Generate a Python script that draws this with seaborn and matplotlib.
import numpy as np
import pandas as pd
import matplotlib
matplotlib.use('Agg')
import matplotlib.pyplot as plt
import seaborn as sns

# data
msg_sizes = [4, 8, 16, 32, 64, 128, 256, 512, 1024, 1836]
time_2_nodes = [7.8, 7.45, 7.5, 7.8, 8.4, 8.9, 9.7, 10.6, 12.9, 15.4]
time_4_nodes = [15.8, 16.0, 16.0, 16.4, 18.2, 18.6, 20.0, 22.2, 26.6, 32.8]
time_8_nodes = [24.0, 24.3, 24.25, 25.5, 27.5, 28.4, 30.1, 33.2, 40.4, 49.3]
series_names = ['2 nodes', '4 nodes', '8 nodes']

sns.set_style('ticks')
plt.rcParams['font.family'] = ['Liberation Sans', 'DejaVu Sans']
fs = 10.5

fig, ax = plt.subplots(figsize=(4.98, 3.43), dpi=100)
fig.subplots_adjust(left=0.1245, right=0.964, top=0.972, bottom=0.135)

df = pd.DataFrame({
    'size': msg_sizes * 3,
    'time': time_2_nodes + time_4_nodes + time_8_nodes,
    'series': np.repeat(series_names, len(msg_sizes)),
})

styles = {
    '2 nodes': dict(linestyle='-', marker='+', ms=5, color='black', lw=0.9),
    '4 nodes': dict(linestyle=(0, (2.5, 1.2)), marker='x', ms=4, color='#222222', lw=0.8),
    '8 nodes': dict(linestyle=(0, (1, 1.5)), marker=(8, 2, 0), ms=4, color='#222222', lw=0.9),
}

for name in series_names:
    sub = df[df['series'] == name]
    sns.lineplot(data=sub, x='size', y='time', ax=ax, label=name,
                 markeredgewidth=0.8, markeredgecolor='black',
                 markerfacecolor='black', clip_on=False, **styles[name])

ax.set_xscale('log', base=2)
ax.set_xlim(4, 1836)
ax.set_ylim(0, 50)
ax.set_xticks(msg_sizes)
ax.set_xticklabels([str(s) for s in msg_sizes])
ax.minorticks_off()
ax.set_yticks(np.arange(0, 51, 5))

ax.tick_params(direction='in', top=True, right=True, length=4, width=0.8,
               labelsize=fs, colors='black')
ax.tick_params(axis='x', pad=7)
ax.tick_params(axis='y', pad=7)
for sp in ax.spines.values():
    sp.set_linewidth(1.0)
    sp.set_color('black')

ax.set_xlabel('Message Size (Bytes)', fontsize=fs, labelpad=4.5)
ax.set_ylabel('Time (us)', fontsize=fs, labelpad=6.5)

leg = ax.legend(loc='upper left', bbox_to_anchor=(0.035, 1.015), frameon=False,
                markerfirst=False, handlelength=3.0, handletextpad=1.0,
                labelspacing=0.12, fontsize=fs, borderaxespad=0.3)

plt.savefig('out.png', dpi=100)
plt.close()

--

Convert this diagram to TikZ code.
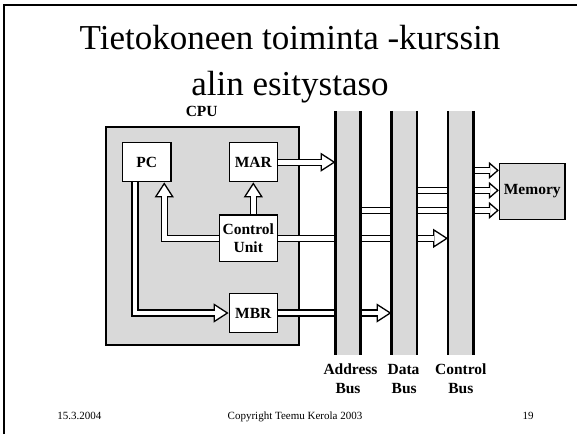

▶ **WHAT TO DO**: Using the listing above, pull out all lines that hold the word "this".

▶ **WRITTEN RESPONSE**:
Generate a Python script that draws this with seaborn and matplotlib.
Convert this diagram to TikZ code.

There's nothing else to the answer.